Given instruction:
Take every line from the material that has the word "React" in it.

Material provided:

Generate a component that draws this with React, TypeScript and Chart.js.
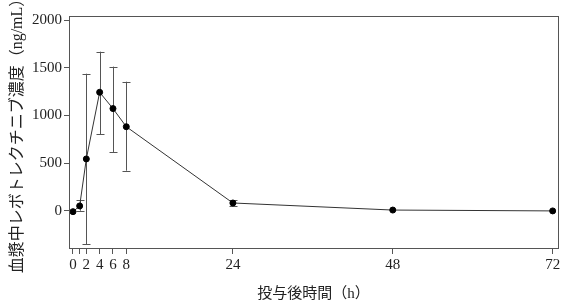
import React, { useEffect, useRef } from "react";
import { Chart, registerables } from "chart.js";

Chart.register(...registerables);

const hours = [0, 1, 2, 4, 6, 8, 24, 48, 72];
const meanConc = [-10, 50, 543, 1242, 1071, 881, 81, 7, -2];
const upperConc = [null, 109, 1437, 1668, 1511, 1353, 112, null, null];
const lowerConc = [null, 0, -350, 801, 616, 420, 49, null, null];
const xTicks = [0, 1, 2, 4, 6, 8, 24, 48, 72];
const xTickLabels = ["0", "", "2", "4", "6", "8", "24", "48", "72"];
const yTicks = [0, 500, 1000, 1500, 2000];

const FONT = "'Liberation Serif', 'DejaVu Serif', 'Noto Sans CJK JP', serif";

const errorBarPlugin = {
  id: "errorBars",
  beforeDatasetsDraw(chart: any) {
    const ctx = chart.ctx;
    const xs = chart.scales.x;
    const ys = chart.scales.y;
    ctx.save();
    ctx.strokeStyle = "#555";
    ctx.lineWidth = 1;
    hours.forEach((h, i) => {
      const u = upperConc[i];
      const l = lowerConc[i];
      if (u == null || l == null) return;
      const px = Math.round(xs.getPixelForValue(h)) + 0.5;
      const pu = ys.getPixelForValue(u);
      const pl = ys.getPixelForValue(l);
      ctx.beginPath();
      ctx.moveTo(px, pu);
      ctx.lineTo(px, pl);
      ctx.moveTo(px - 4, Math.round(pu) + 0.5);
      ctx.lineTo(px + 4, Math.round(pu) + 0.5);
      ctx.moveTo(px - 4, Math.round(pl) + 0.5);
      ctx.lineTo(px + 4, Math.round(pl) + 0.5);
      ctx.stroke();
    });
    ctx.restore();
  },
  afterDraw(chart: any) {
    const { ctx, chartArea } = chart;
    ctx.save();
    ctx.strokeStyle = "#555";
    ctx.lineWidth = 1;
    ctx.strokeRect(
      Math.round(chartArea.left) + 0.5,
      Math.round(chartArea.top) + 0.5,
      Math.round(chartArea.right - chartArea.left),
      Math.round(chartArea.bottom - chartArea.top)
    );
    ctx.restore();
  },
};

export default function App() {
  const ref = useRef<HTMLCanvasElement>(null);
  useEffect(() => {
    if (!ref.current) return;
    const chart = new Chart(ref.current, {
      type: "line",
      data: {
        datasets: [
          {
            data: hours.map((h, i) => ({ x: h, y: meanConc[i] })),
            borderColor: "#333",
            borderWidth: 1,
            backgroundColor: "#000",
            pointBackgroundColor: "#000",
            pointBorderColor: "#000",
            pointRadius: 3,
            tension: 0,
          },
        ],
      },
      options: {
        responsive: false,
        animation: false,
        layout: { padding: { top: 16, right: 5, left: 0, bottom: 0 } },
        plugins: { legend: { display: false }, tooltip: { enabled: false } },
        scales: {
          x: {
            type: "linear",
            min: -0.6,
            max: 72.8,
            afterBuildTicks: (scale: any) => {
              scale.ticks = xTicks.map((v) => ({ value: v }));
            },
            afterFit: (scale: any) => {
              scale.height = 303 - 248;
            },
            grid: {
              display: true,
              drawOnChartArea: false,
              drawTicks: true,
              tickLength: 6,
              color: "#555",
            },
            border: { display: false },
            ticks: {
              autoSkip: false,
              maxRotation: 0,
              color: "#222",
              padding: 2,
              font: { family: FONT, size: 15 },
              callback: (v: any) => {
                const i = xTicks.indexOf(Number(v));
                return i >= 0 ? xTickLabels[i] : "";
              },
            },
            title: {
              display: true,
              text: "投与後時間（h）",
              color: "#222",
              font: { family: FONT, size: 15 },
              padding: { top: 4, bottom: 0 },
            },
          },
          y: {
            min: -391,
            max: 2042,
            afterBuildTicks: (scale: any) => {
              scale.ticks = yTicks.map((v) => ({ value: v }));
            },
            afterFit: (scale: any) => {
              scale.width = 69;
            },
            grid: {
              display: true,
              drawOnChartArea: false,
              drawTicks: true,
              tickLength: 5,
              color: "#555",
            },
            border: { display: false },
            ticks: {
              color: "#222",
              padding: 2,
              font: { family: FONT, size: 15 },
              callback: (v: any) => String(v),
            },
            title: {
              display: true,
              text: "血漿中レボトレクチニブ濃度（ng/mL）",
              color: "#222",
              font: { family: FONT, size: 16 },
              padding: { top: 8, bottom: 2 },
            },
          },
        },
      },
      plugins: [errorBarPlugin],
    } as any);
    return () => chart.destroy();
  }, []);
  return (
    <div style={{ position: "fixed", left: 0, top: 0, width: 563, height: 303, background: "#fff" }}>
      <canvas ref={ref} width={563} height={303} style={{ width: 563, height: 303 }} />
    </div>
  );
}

Correct answer:
Generate a component that draws this with React, TypeScript and Chart.js.
import React, { useEffect, useRef } from "react";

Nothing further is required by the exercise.